I completed a BMus degree in composition at the University of Manitoba and hold MA and PhD degrees in music theory from University of British Columbia.
I have presented papers at national and international conferences and published on music aesthetics, modes of musical listening and analysis of modern music.
From 1990 to 2010, I served as dean of Laurier’s Faculty of Music, and currently, I am the coordinator of Music Theory.
My current research involves an aesthetic-perceptual study of Keith Jarrett’s solo improvisations and a project on the construction of the musical-temporal present. I am also researching relationships between analysis and recorded performances of Classical repertoire.

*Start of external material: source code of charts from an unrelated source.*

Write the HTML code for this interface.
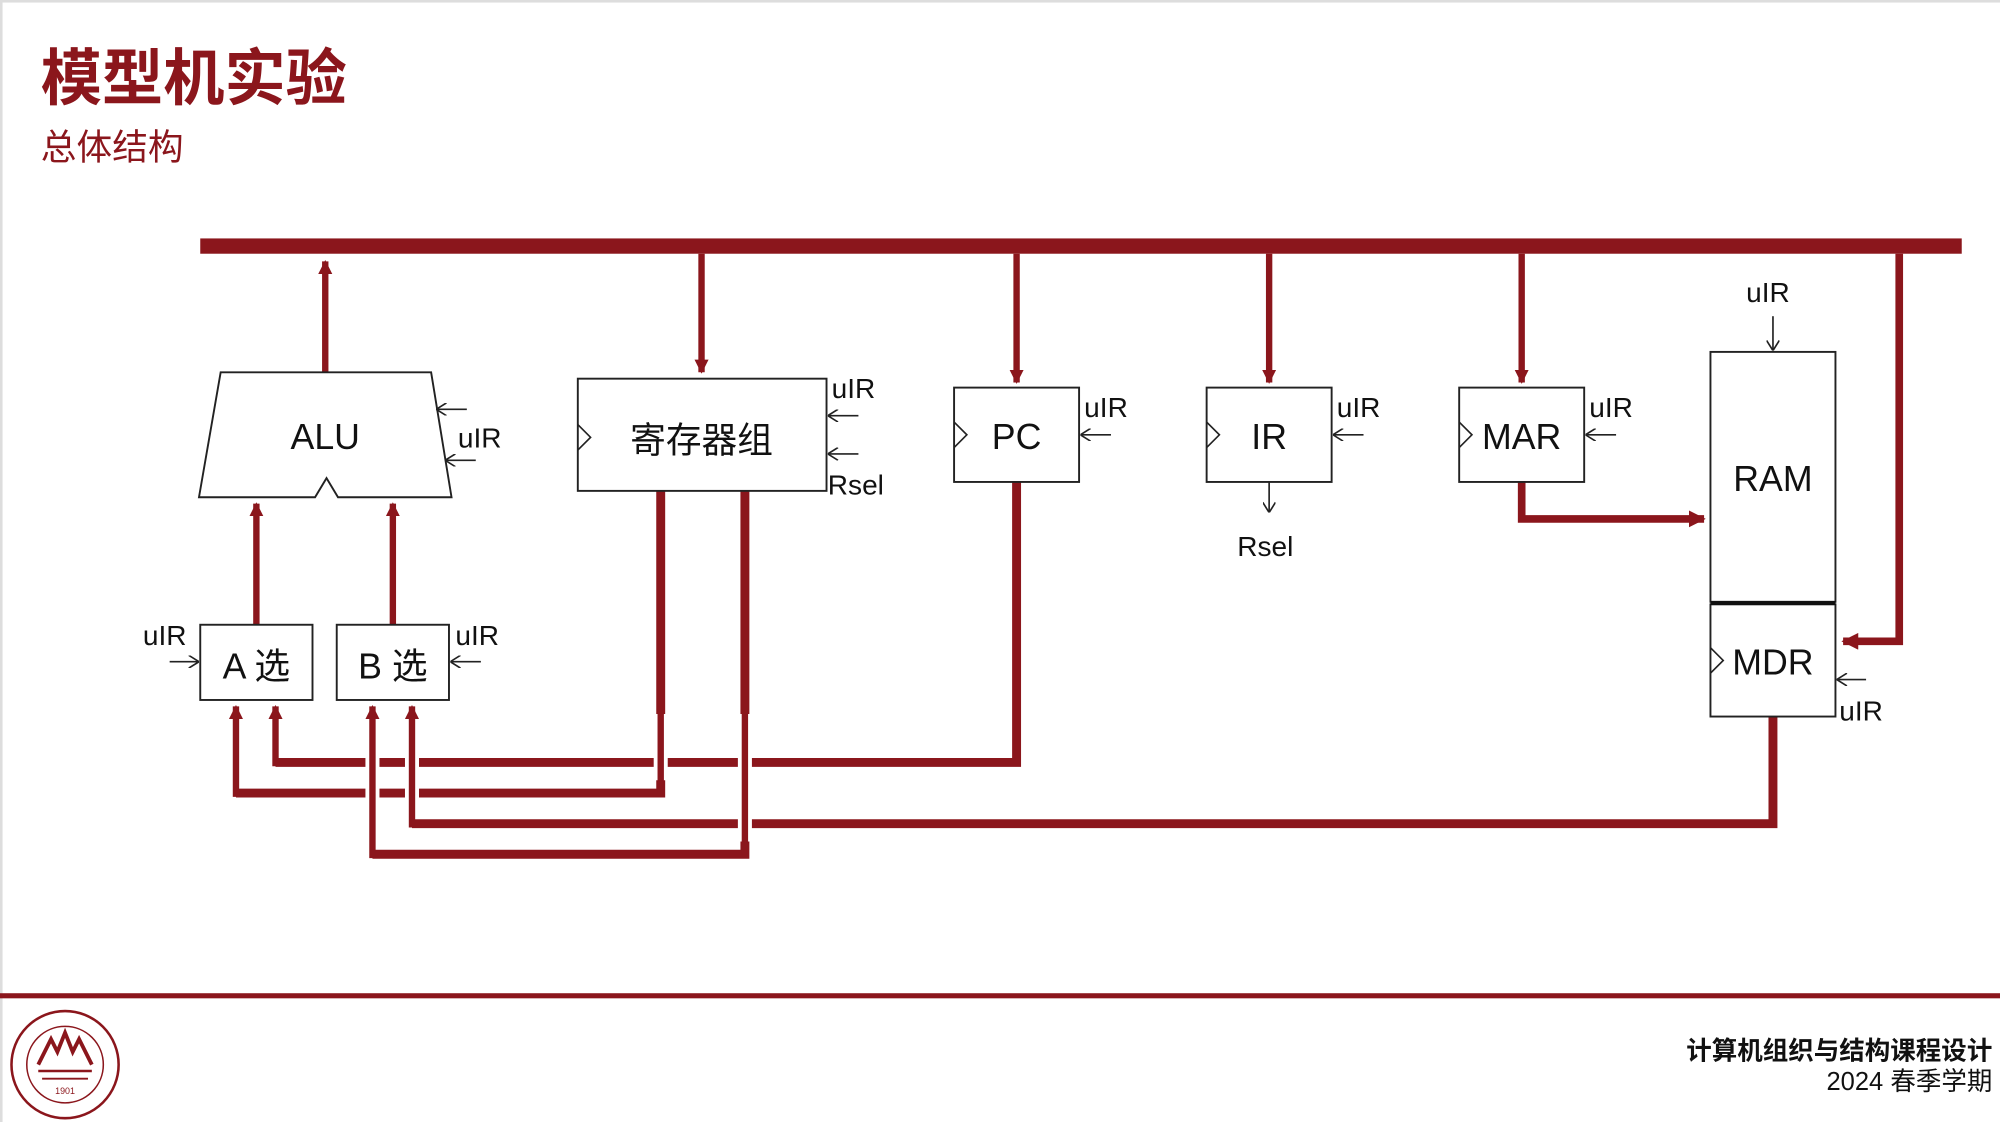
<!DOCTYPE html>
<html><head><meta charset="utf-8"><style>
html,body{margin:0;padding:0;background:#fff;}
svg{display:block;}
text{font-family:"Liberation Sans","Noto Sans CJK SC",sans-serif;}
</style></head><body>
<svg width="2000" height="1122" viewBox="0 0 1568 880" preserveAspectRatio="none" xmlns="http://www.w3.org/2000/svg">
<defs>
<marker id="ra" viewBox="0 0 10 10" refX="9" refY="5" markerWidth="2.2" markerHeight="2.2" orient="auto-start-reverse" markerUnits="strokeWidth"><path d="M0,0 L10,5 L0,10 z" fill="#8b161c"/></marker>
<marker id="ka" viewBox="0 0 10 10" refX="10" refY="5" markerWidth="10" markerHeight="10" orient="auto" markerUnits="userSpaceOnUse"><path d="M2,0 L10,5 L2,10" fill="none" stroke="#222" stroke-width="1.3"/></marker>
</defs>
<rect x="0" y="0" width="1568" height="2" fill="#ddd"/>
<rect x="0" y="0" width="2" height="880" fill="#ddd"/>
<text x="32" y="78" font-size="48" font-weight="bold" fill="#8b161c">模型机实验</text>
<text x="32" y="125" font-size="28" fill="#8b161c">总体结构</text>

<!-- bus -->
<rect x="157" y="187" width="1381" height="12" fill="#8b161c"/>

<g stroke="#8b161c" stroke-width="5" fill="none">
<line x1="255" y1="292" x2="255" y2="205" marker-end="url(#ra)"/>
<line x1="550" y1="199" x2="550" y2="292" marker-end="url(#ra)"/>
<line x1="797" y1="199" x2="797" y2="300" marker-end="url(#ra)"/>
<line x1="995" y1="199" x2="995" y2="300" marker-end="url(#ra)"/>
<line x1="1193" y1="199" x2="1193" y2="300" marker-end="url(#ra)"/>
<polyline points="1193,378 1193,407 1336,407" stroke-width="6" marker-end="url(#ra)"/>
<polyline points="1489,199 1489,503 1445,503" stroke-width="6" marker-end="url(#ra)"/>
<line x1="201" y1="490" x2="201" y2="395" marker-end="url(#ra)"/>
<line x1="308" y1="490" x2="308" y2="395" marker-end="url(#ra)"/>
</g>

<!-- lower wiring: horizontals -->
<g stroke="#8b161c" stroke-width="7" fill="none">
<polyline points="797,378 797,598 216,598"/>
<polyline points="518,385 518,622 185,622"/>
<polyline points="1390,562 1390,646 323,646"/>
<polyline points="584,385 584,670 292,670"/>
</g>
<!-- verticals with bridge gaps -->
<g fill="none">
<g stroke="#fff" stroke-width="11">
<line x1="518" y1="560" x2="518" y2="612"/>
<line x1="584" y1="560" x2="584" y2="660"/>
<line x1="292" y1="580" x2="292" y2="666"/>
<line x1="323" y1="580" x2="323" y2="640"/>
</g>
<g stroke="#8b161c" stroke-width="5">
<line x1="518" y1="385" x2="518" y2="622"/>
<line x1="584" y1="385" x2="584" y2="670"/>
<line x1="216" y1="601" x2="216" y2="554" marker-end="url(#ra)"/>
<line x1="185" y1="625" x2="185" y2="554" marker-end="url(#ra)"/>
<line x1="323" y1="649" x2="323" y2="554" marker-end="url(#ra)"/>
<line x1="292" y1="673" x2="292" y2="554" marker-end="url(#ra)"/>
</g>
</g>

<!-- boxes -->
<g stroke="#222" stroke-width="1.5" fill="#fff">
<path d="M173,292 L338,292 L354,390 L265,390 L256,375 L247,390 L156,390 Z"/>
<rect x="453" y="297" width="195" height="88"/>
<rect x="748" y="304" width="98" height="74"/>
<rect x="946" y="304" width="98" height="74"/>
<rect x="1144" y="304" width="98" height="74"/>
<rect x="1341" y="276" width="98" height="196"/>
<rect x="1341" y="474" width="98" height="88"/>
<rect x="157" y="490" width="88" height="59"/>
<rect x="264" y="490" width="88" height="59"/>
</g>
<line x1="1341" y1="473" x2="1439" y2="473" stroke="#111" stroke-width="3"/>
<g stroke="#222" stroke-width="1.3" fill="none">
<polyline points="453,333 463,343 453,353"/>
<polyline points="748,331 758,341 748,351"/>
<polyline points="946,331 956,341 946,351"/>
<polyline points="1144,331 1154,341 1144,351"/>
<polyline points="1341,508 1351,518 1341,528"/>
</g>

<!-- control arrows -->
<g stroke="#222" stroke-width="1.3" fill="none">
<line x1="366" y1="321" x2="342" y2="321" marker-end="url(#ka)"/>
<line x1="373" y1="361" x2="349" y2="361" marker-end="url(#ka)"/>
<line x1="673" y1="326" x2="649" y2="326" marker-end="url(#ka)"/>
<line x1="673" y1="356" x2="649" y2="356" marker-end="url(#ka)"/>
<line x1="871" y1="341" x2="847" y2="341" marker-end="url(#ka)"/>
<line x1="1069" y1="341" x2="1045" y2="341" marker-end="url(#ka)"/>
<line x1="1267" y1="341" x2="1243" y2="341" marker-end="url(#ka)"/>
<line x1="1463" y1="533" x2="1440" y2="533" marker-end="url(#ka)"/>
<line x1="1390" y1="248" x2="1390" y2="275" marker-end="url(#ka)"/>
<line x1="995" y1="378" x2="995" y2="402" marker-end="url(#ka)"/>
<line x1="133" y1="519" x2="156" y2="519" marker-end="url(#ka)"/>
<line x1="377" y1="519" x2="353" y2="519" marker-end="url(#ka)"/>
</g>

<!-- labels -->
<g font-size="28" fill="#111" text-anchor="middle">
<text x="255" y="352">ALU</text>
<text x="550" y="355">寄存器组</text>
<text x="797" y="352">PC</text>
<text x="995" y="352">IR</text>
<text x="1193" y="352">MAR</text>
<text x="1390" y="385">RAM</text>
<text x="1390" y="529">MDR</text>
<text x="201" y="532">A 选</text>
<text x="308" y="532">B 选</text>
</g>
<g font-size="22" fill="#111">
<text x="359" y="351">uIR</text>
<text x="652" y="312">uIR</text>
<text x="649" y="388">Rsel</text>
<text x="850" y="327">uIR</text>
<text x="1048" y="327">uIR</text>
<text x="1246" y="327">uIR</text>
<text x="1369" y="237">uIR</text>
<text x="1442" y="565">uIR</text>
<text x="970" y="436">Rsel</text>
<text x="112" y="506">uIR</text>
<text x="357" y="506">uIR</text>
</g>

<!-- footer -->
<rect x="0" y="779" width="1568" height="4" fill="#8b161c"/>
<g fill="none" stroke="#8b161c">
<circle cx="51" cy="835" r="42" stroke-width="2"/>
<circle cx="51" cy="835" r="30" stroke-width="1.2"/>
<path d="M30,835 L40,815 L45,825 L51,810 L57,825 L62,815 L72,835" stroke-width="3"/>
<line x1="30" y1="840" x2="72" y2="840" stroke-width="2"/>
<line x1="33" y1="846" x2="69" y2="846" stroke-width="1.5"/>
</g>
<text x="51" y="858" font-size="7" fill="#8b161c" text-anchor="middle">1901</text>
<text x="1562" y="831" font-size="20" font-weight="bold" fill="#111" text-anchor="end">计算机组织与结构课程设计</text>
<text x="1562" y="855" font-size="20" fill="#111" text-anchor="end">2024 春季学期</text>
</svg>
</body></html>
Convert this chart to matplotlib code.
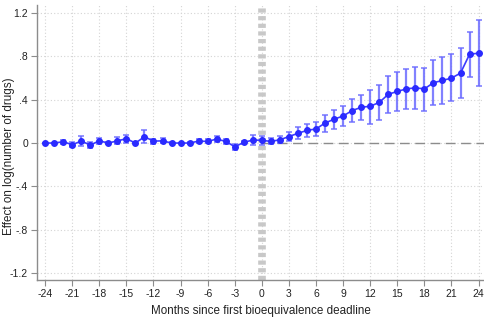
import numpy as np
import matplotlib
matplotlib.use("Agg")
import matplotlib.pyplot as plt

# event-study estimates, months relative to first bioequivalence deadline
months = list(range(-24, 25))
effect = [0.0, 0.0, 0.012, -0.015, 0.018, -0.018, 0.02, 0.0, 0.02, 0.04,
          0.0, 0.058, 0.018, 0.02, 0.0, 0.0, 0.0, 0.018, 0.015, 0.037,
          0.015, -0.034, 0.006, 0.028, 0.025, 0.015, 0.03, 0.06, 0.09, 0.117,
          0.13, 0.185, 0.22, 0.25, 0.30, 0.33, 0.34, 0.375, 0.45, 0.477,
          0.50, 0.51, 0.50, 0.557, 0.578, 0.60, 0.646, 0.82, 0.83]
ci_low = [0.0, 0.0, -0.01, -0.037, -0.025, -0.043, -0.005, -0.012, -0.006, 0.0,
          0.0, -0.003, -0.006, 0.0, -0.01, 0.0, -0.012, -0.003, -0.003, 0.012,
          -0.009, -0.065, -0.006, -0.018, -0.022, -0.01, 0.0, 0.015, 0.037, 0.058,
          0.062, 0.102, 0.129, 0.154, 0.194, 0.215, 0.178, 0.209, 0.277, 0.292,
          0.31, 0.31, 0.292, 0.348, 0.365, 0.385, 0.412, 0.609, 0.529]
ci_high = [0.0, 0.0, 0.031, 0.009, 0.062, 0.006, 0.043, 0.012, 0.052, 0.077,
           0.0, 0.117, 0.04, 0.049, 0.009, 0.0, 0.012, 0.037, 0.034, 0.065,
           0.037, -0.009, 0.022, 0.071, 0.065, 0.049, 0.068, 0.102, 0.145, 0.178,
           0.197, 0.262, 0.308, 0.345, 0.406, 0.446, 0.492, 0.532, 0.621, 0.655,
           0.686, 0.698, 0.695, 0.763, 0.791, 0.822, 0.877, 1.03, 1.132]

x_ticks = list(range(-24, 25, 3))
y_ticks = [-1.2, -0.8, -0.4, 0, 0.4, 0.8, 1.2]
y_labels = ["-1.2", "-.8", "-.4", "0", ".4", ".8", "1.2"]

plt.rcParams['font.family'] = ['Liberation Sans', 'DejaVu Sans']
plt.rcParams['axes.unicode_minus'] = False

fig = plt.figure(figsize=(4.84, 3.2), dpi=100)
ax = fig.add_axes([37 / 484, 40 / 320, 447 / 484, 275 / 320])

eff = np.array(effect)
yerr = [eff - np.array(ci_low), np.array(ci_high) - eff]

ax.axvline(0, color="#c8c8c8", lw=5.5, ls=(0, (0.55, 0.45)), zorder=1)
ax.plot([0, 24.6], [0, 0], color="#8c8c8c", lw=1, ls=(0, (7, 4)), zorder=1)

ax.errorbar(months, effect, yerr=yerr, fmt="none", ecolor="#6b6bff",
            elinewidth=1.6, capsize=2.2, capthick=1.2, alpha=0.85, zorder=2)
ax.plot(months, effect, color="#3b3bff", lw=1.2, marker="o", ms=4,
        markerfacecolor="#2a2aff", markeredgecolor="#2a2aff", zorder=3)

ax.set_xlim(-24.9, 24.6)
ax.set_ylim(-1.265, 1.275)
ax.set_xticks(x_ticks)
ax.set_yticks(y_ticks)
ax.set_yticklabels(y_labels)
ax.grid(True, color="#d4d4d4", ls=(0, (1, 2)), lw=0.8)
ax.set_axisbelow(True)

for s in ["top", "right"]:
    ax.spines[s].set_visible(False)
for s in ["left", "bottom"]:
    ax.spines[s].set_color("#8c8c8c")
    ax.spines[s].set_linewidth(1)
ax.tick_params(colors="#8c8c8c", labelcolor="#222222", labelsize=7.5, length=4, width=0.8, pad=2.5)

ax.set_xlabel("Months since first bioequivalence deadline", fontsize=8.4, color="#222222")
ax.set_ylabel("Effect on log(number of drugs)", fontsize=8.4, color="#222222")
ax.yaxis.set_label_coords(-0.05, 0.45)

fig.savefig("out.png", dpi=100)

A third strand of research interest involves theories of teaching and learning, distinctions between information and knowledge, and broader issues related to post-secondary education.
I am available for directed studies supervision for students majoring in music theory and, depending on my schedule and the proposed project, will also consider supervision of directed studies projects for non-music-theory majors.
As one who teaches music theory and analysis, I try wherever possible to move beyond the abstract and demonstrate how those academic dimensions enhance musical understanding and how they may inform interpretive performance decisions. My teaching in music aesthetics involves exploration of deeply philosophical questions surrounding our relationship to music, while providing a context for the development of advanced skills in reading, writing and critical thinking.